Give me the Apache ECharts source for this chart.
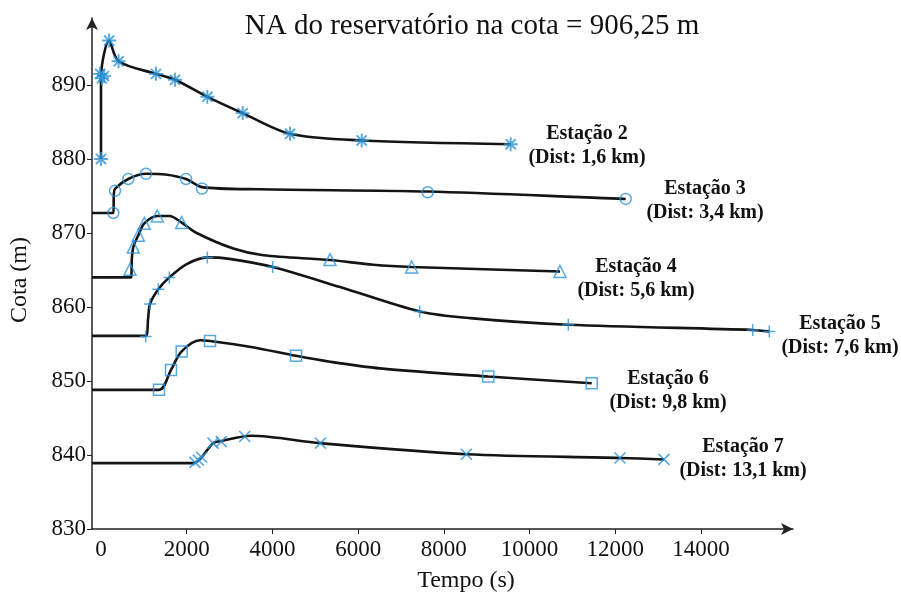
<!DOCTYPE html>
<html><head><meta charset="utf-8">
<script src="https://cdn.jsdelivr.net/npm/echarts@6/dist/echarts.min.js"></script>
<style>html,body{margin:0;padding:0;background:#fff}#c{width:901px;height:596px}</style>
</head><body><div id="c"></div>
<script>
// ---- data ----
const xTickLabels = [0,2000,4000,6000,8000,10000,12000,14000];
const xTickMarks = [2000,4000,6000,8000,10000,12000,14000];
const yTickLabels = [830,840,850,860,870,880,890];

const st2Line  = [[0,880],[0,891],[190,896],[410,893.2],[1283,891.5],[1727,890.7],[2481,888.4],[3306,886.2],[4410,883.4],[6082,882.5],[9559,882.0]];
const st2Marks = [[0,880],[-20,891.5],[20,890.9],[70,891.2],[190,896],[410,893.2],[1283,891.5],[1727,890.7],[2481,888.4],[3306,886.2],[4410,883.4],[6082,882.5],[9559,882.0]];

const st3Line  = [[-210,872.7],[290,872.7],[300,875.3],[330,876.0],[637,877.3],[1050,878.0],[1500,877.9],[1983,877.3],[2356,876.2],[3700,875.9],[7622,875.6],[12243,874.6]];
const st3Marks = [[287,872.7],[327,875.7],[637,877.3],[1050,878.0],[1983,877.3],[2356,876.0],[7622,875.5],[12243,874.6]];

const st4Line  = [[-210,864.0],[700,864.0],[720,866.5],[754,868.1],[871,869.7],[1010,871.3],[1314,872.3],[1600,872.3],[1883,871.4],[2233,870.0],[3087,867.9],[3787,867.0],[5343,866.35],[6353,865.7],[7249,865.4],[10709,864.8]];
const st4Marks = [[677,865.1],[754,868.1],[871,869.7],[1010,871.3],[1314,872.3],[1883,871.4],[5343,866.4],[7249,865.4],[10709,864.8]];

const st5Line  = [[-210,856.1],[1042,856.1],[1100,858.5],[1143,860.4],[1337,862.4],[1594,864.0],[2000,865.8],[2481,866.7],[3000,866.5],[4006,865.4],[5577,862.7],[7436,859.4],[8610,858.5],[10903,857.6],[15205,856.9],[15593,856.7]];
const st5Marks = [[1042,856.0],[1143,860.4],[1337,862.4],[1594,864.0],[2481,866.7],[4006,865.4],[7436,859.4],[10903,857.6],[15205,856.9],[15593,856.7]];

const st6Line  = [[-210,848.8],[1353,848.8],[1633,851.5],[1882,854.0],[2310,855.5],[2543,855.4],[3500,854.6],[4550,853.4],[5343,852.6],[6510,851.7],[9036,850.6],[11449,849.7]];
const st6Marks = [[1353,848.8],[1633,851.5],[1882,854.0],[2543,855.4],[4550,853.4],[9036,850.6],[11449,849.7]];

const st7Line  = [[-210,838.9],[2154,838.9],[2350,839.7],[2613,841.6],[2807,841.9],[3500,842.6],[5119,841.6],[8525,840.1],[12109,839.6],[13136,839.4]];
const st7Marks = [[2193,839.0],[2271,839.3],[2349,839.7],[2613,841.6],[2807,841.8],[3352,842.5],[5119,841.6],[8525,840.1],[12109,839.6],[13136,839.4]];

const stationNames = ['Estação 2','Estação 3','Estação 4','Estação 5','Estação 6','Estação 7'];
const stationDists = ['(Dist: 1,6 km)','(Dist: 3,4 km)','(Dist: 5,6 km)','(Dist: 7,6 km)','(Dist: 9,8 km)','(Dist: 13,1 km)'];
const titleText = 'NA do reservatório na cota = 906,25 m';

// ---- styling ----
const SERIF = '"Liberation Serif","Times New Roman",serif';
const BLUE = '#2a93d8';
const SYM = {
  asterisk: 'path://M0,-1L0,1M-1,0L1,0M-0.72,-0.72L0.72,0.72M-0.72,0.72L0.72,-0.72',
  circle: 'circle',
  triangle: 'path://M0,-1L0.95,0.7L-0.95,0.7Z',
  plus: 'path://M0,-1L0,1M-1,0L1,0',
  square: 'path://M-1,-1L1,-1L1,1L-1,1Z',
  cross: 'path://M-1,-1L1,1M-1,1L1,-1'
};
const lines = [st2Line,st3Line,st4Line,st5Line,st6Line,st7Line];
const marks = [st2Marks,st3Marks,st4Marks,st5Marks,st6Marks,st7Marks];
const syms = [SYM.asterisk,SYM.circle,SYM.triangle,SYM.plus,SYM.square,SYM.cross];
const symSizes = [14,11,12,12,11,11];
const symWidths = [1.9,1.5,1.5,1.5,1.5,1.6];
const labelPos = [[587,134,158],[705,189,213],[636,267,291],[840,324,348],[668,379,403],[743,447,471]];

const series = [];
lines.forEach((d,i)=>{
  series.push({type:'line',data:d,smooth:0.3,showSymbol:false,silent:true,z:2,
    lineStyle:{color:'#141414',width:2.6}});
});
marks.forEach((d,i)=>{
  series.push({type:'scatter',data:d,symbol:syms[i],symbolSize:symSizes[i],silent:true,z:3,
    itemStyle:{color:'none',borderColor:BLUE,borderWidth:symWidths[i]}});
});

const graphic = [
  {type:'text',style:{text:titleText,x:472,y:26,textAlign:'center',textVerticalAlign:'middle',font:'29px '+SERIF,fill:'#111'}},
  {type:'text',style:{text:'Tempo (s)',x:466,y:581,textAlign:'center',textVerticalAlign:'middle',font:'24px '+SERIF,fill:'#111'}},
  {type:'text',rotation:Math.PI/2,x:20,y:280,style:{text:'Cota (m)',x:0,y:0,textAlign:'center',textVerticalAlign:'middle',font:'24px '+SERIF,fill:'#111'}}
];
labelPos.forEach((p,i)=>{
  graphic.push({type:'text',style:{text:stationNames[i],x:p[0],y:p[1],textAlign:'center',textVerticalAlign:'middle',font:'bold 20px '+SERIF,fill:'#111'}});
  graphic.push({type:'text',style:{text:stationDists[i],x:p[0],y:p[2],textAlign:'center',textVerticalAlign:'middle',font:'bold 20px '+SERIF,fill:'#111'}});
});

const chart = echarts.init(document.getElementById('c'),null,{renderer:'canvas'});
chart.setOption({
  animation:false,
  backgroundColor:'#fff',
  grid:{left:92,right:108,top:18,bottom:67,containLabel:false},
  xAxis:{type:'value',min:-210,max:16146,
    axisLine:{onZero:false,lineStyle:{color:'#222',width:1.5},symbol:['none','arrow'],symbolSize:[9,12]},
    axisTick:{show:true,length:5,customValues:xTickMarks,lineStyle:{color:'#222'}},
    axisLabel:{customValues:xTickLabels,margin:9,color:'#111',fontFamily:SERIF,fontSize:23,formatter:v=>String(v)},
    splitLine:{show:false}},
  yAxis:{type:'value',min:830,max:899.05,
    axisLine:{onZero:false,lineStyle:{color:'#222',width:1.5},symbol:['none','arrow'],symbolSize:[9,12]},
    axisTick:{show:true,length:5,customValues:yTickLabels,lineStyle:{color:'#222'}},
    axisLabel:{customValues:yTickLabels,margin:6,color:'#111',fontFamily:SERIF,fontSize:23,formatter:v=>String(v)},
    splitLine:{show:false}},
  graphic:graphic,
  series:series
});
</script></body></html>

::::

# Given problem
Please write out all of the material above without changing a word, and omit any pictures.

# Exercise output
Give me the Apache ECharts source for this chart.
<!DOCTYPE html>
<html><head><meta charset="utf-8">
<script src="https://cdn.jsdelivr.net/npm/echarts@6/dist/echarts.min.js"></script>
<style>html,body{margin:0;padding:0;background:#fff}#c{width:901px;height:596px}</style>
</head><body><div id="c"></div>
<script>
// ---- data ----
const xTickLabels = [0,2000,4000,6000,8000,10000,12000,14000];
const xTickMarks = [2000,4000,6000,8000,10000,12000,14000];
const yTickLabels = [830,840,850,860,870,880,890];

const st2Line  = [[0,880],[0,891],[190,896],[410,893.2],[1283,891.5],[1727,890.7],[2481,888.4],[3306,886.2],[4410,883.4],[6082,882.5],[9559,882.0]];
const st2Marks = [[0,880],[-20,891.5],[20,890.9],[70,891.2],[190,896],[410,893.2],[1283,891.5],[1727,890.7],[2481,888.4],[3306,886.2],[4410,883.4],[6082,882.5],[9559,882.0]];

const st3Line  = [[-210,872.7],[290,872.7],[300,875.3],[330,876.0],[637,877.3],[1050,878.0],[1500,877.9],[1983,877.3],[2356,876.2],[3700,875.9],[7622,875.6],[12243,874.6]];
const st3Marks = [[287,872.7],[327,875.7],[637,877.3],[1050,878.0],[1983,877.3],[2356,876.0],[7622,875.5],[12243,874.6]];

const st4Line  = [[-210,864.0],[700,864.0],[720,866.5],[754,868.1],[871,869.7],[1010,871.3],[1314,872.3],[1600,872.3],[1883,871.4],[2233,870.0],[3087,867.9],[3787,867.0],[5343,866.35],[6353,865.7],[7249,865.4],[10709,864.8]];
const st4Marks = [[677,865.1],[754,868.1],[871,869.7],[1010,871.3],[1314,872.3],[1883,871.4],[5343,866.4],[7249,865.4],[10709,864.8]];

const st5Line  = [[-210,856.1],[1042,856.1],[1100,858.5],[1143,860.4],[1337,862.4],[1594,864.0],[2000,865.8],[2481,866.7],[3000,866.5],[4006,865.4],[5577,862.7],[7436,859.4],[8610,858.5],[10903,857.6],[15205,856.9],[15593,856.7]];
const st5Marks = [[1042,856.0],[1143,860.4],[1337,862.4],[1594,864.0],[2481,866.7],[4006,865.4],[7436,859.4],[10903,857.6],[15205,856.9],[15593,856.7]];

const st6Line  = [[-210,848.8],[1353,848.8],[1633,851.5],[1882,854.0],[2310,855.5],[2543,855.4],[3500,854.6],[4550,853.4],[5343,852.6],[6510,851.7],[9036,850.6],[11449,849.7]];
const st6Marks = [[1353,848.8],[1633,851.5],[1882,854.0],[2543,855.4],[4550,853.4],[9036,850.6],[11449,849.7]];

const st7Line  = [[-210,838.9],[2154,838.9],[2350,839.7],[2613,841.6],[2807,841.9],[3500,842.6],[5119,841.6],[8525,840.1],[12109,839.6],[13136,839.4]];
const st7Marks = [[2193,839.0],[2271,839.3],[2349,839.7],[2613,841.6],[2807,841.8],[3352,842.5],[5119,841.6],[8525,840.1],[12109,839.6],[13136,839.4]];

const stationNames = ['Estação 2','Estação 3','Estação 4','Estação 5','Estação 6','Estação 7'];
const stationDists = ['(Dist: 1,6 km)','(Dist: 3,4 km)','(Dist: 5,6 km)','(Dist: 7,6 km)','(Dist: 9,8 km)','(Dist: 13,1 km)'];
const titleText = 'NA do reservatório na cota = 906,25 m';

// ---- styling ----
const SERIF = '"Liberation Serif","Times New Roman",serif';
const BLUE = '#2a93d8';
const SYM = {
  asterisk: 'path://M0,-1L0,1M-1,0L1,0M-0.72,-0.72L0.72,0.72M-0.72,0.72L0.72,-0.72',
  circle: 'circle',
  triangle: 'path://M0,-1L0.95,0.7L-0.95,0.7Z',
  plus: 'path://M0,-1L0,1M-1,0L1,0',
  square: 'path://M-1,-1L1,-1L1,1L-1,1Z',
  cross: 'path://M-1,-1L1,1M-1,1L1,-1'
};
const lines = [st2Line,st3Line,st4Line,st5Line,st6Line,st7Line];
const marks = [st2Marks,st3Marks,st4Marks,st5Marks,st6Marks,st7Marks];
const syms = [SYM.asterisk,SYM.circle,SYM.triangle,SYM.plus,SYM.square,SYM.cross];
const symSizes = [14,11,12,12,11,11];
const symWidths = [1.9,1.5,1.5,1.5,1.5,1.6];
const labelPos = [[587,134,158],[705,189,213],[636,267,291],[840,324,348],[668,379,403],[743,447,471]];

const series = [];
lines.forEach((d,i)=>{
  series.push({type:'line',data:d,smooth:0.3,showSymbol:false,silent:true,z:2,
    lineStyle:{color:'#141414',width:2.6}});
});
marks.forEach((d,i)=>{
  series.push({type:'scatter',data:d,symbol:syms[i],symbolSize:symSizes[i],silent:true,z:3,
    itemStyle:{color:'none',borderColor:BLUE,borderWidth:symWidths[i]}});
});

const graphic = [
  {type:'text',style:{text:titleText,x:472,y:26,textAlign:'center',textVerticalAlign:'middle',font:'29px '+SERIF,fill:'#111'}},
  {type:'text',style:{text:'Tempo (s)',x:466,y:581,textAlign:'center',textVerticalAlign:'middle',font:'24px '+SERIF,fill:'#111'}},
  {type:'text',rotation:Math.PI/2,x:20,y:280,style:{text:'Cota (m)',x:0,y:0,textAlign:'center',textVerticalAlign:'middle',font:'24px '+SERIF,fill:'#111'}}
];
labelPos.forEach((p,i)=>{
  graphic.push({type:'text',style:{text:stationNames[i],x:p[0],y:p[1],textAlign:'center',textVerticalAlign:'middle',font:'bold 20px '+SERIF,fill:'#111'}});
  graphic.push({type:'text',style:{text:stationDists[i],x:p[0],y:p[2],textAlign:'center',textVerticalAlign:'middle',font:'bold 20px '+SERIF,fill:'#111'}});
});

const chart = echarts.init(document.getElementById('c'),null,{renderer:'canvas'});
chart.setOption({
  animation:false,
  backgroundColor:'#fff',
  grid:{left:92,right:108,top:18,bottom:67,containLabel:false},
  xAxis:{type:'value',min:-210,max:16146,
    axisLine:{onZero:false,lineStyle:{color:'#222',width:1.5},symbol:['none','arrow'],symbolSize:[9,12]},
    axisTick:{show:true,length:5,customValues:xTickMarks,lineStyle:{color:'#222'}},
    axisLabel:{customValues:xTickLabels,margin:9,color:'#111',fontFamily:SERIF,fontSize:23,formatter:v=>String(v)},
    splitLine:{show:false}},
  yAxis:{type:'value',min:830,max:899.05,
    axisLine:{onZero:false,lineStyle:{color:'#222',width:1.5},symbol:['none','arrow'],symbolSize:[9,12]},
    axisTick:{show:true,length:5,customValues:yTickLabels,lineStyle:{color:'#222'}},
    axisLabel:{customValues:yTickLabels,margin:6,color:'#111',fontFamily:SERIF,fontSize:23,formatter:v=>String(v)},
    splitLine:{show:false}},
  graphic:graphic,
  series:series
});
</script></body></html>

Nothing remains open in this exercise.